It must be said that Bugsy has more fun than anyone else in this movie. Eric Roberts's proclivity to excess is actually encouraged. LaPaglia's Luciano will enjoy himself intermittently, say, when he's softening up Sicily for an allied invasion while on sabbatical from the federal pen. But Meyer . . . well,
a cunning Dreyfuss restrains his own tendency toward overmuch; an audit is an audit, even of your own turpitudes. After all, Meyer rationalizes, he never shot anybody, personally.
Mamet insinuates that organized crime -- like organized religion, organized labor, the army, or the boxing ring -- is just another launching pad for upwardly mobile immigrants. Accordingly, we can think of Bugsy's Social Darwinism as primitive accumulation leading to the laissez-faire stage of capitalism, which then evolves into the higher monopolistic forms of Luciano's corporate-syndicalist vision, which then requires Lansky's sort of managerial revolution. As well as money, what's laundered are class and social origins.

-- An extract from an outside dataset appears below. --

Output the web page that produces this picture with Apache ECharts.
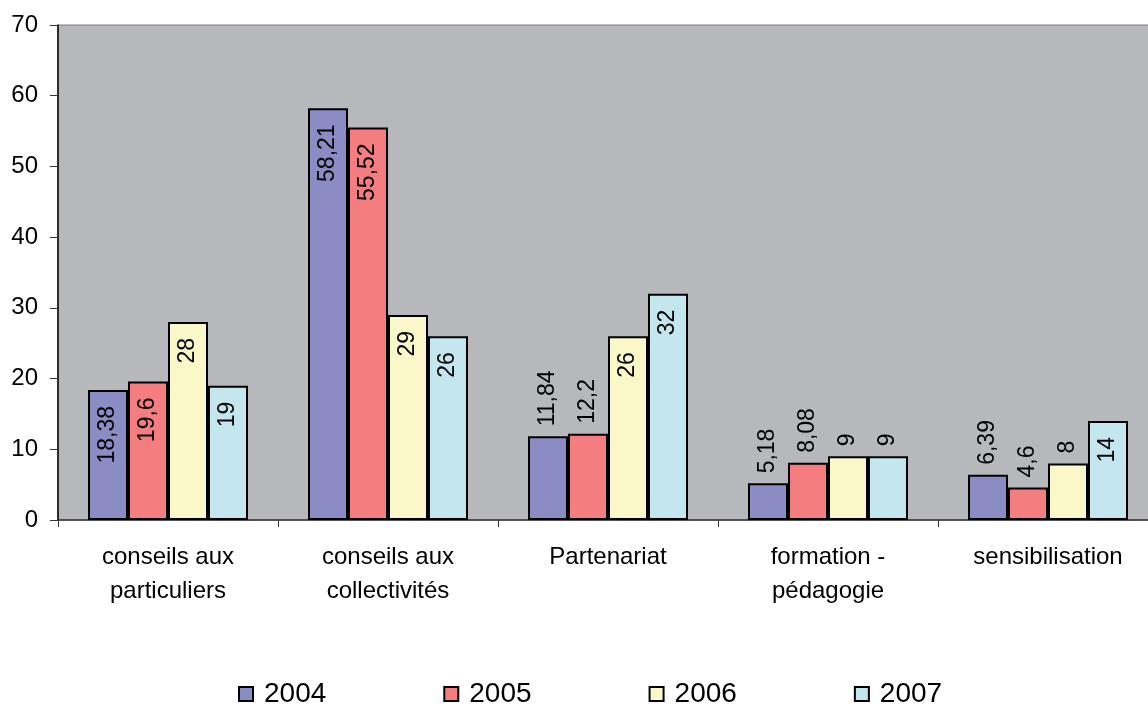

But maybe, in wanting some Spinoza to spice my Lansky, I'm as meretricious as Hollywood. Are Jewish gangsters supposed to be more interesting or intellectual than Italians, just because Warren Beatty and Harvey Keitel played Bugsy before Eric Roberts, and E. L. Doctorow and William S. Burroughs wrote novels about Dutch Schultz, and Scott Fitzgerald's Great Gatsby seems as crucial to our mythic imagination as Horatio Alger's Ragged Dick? Gangsters show up, too, in the novels of Saul Bellow and William Kennedy. It's as if, in an American literature of loners and losers, of deer-slayers, Lone Rangers, private eyes, and Huck Finns, we must always code our romance with money in fables of the urban outlaw, or end up as dead salesmen.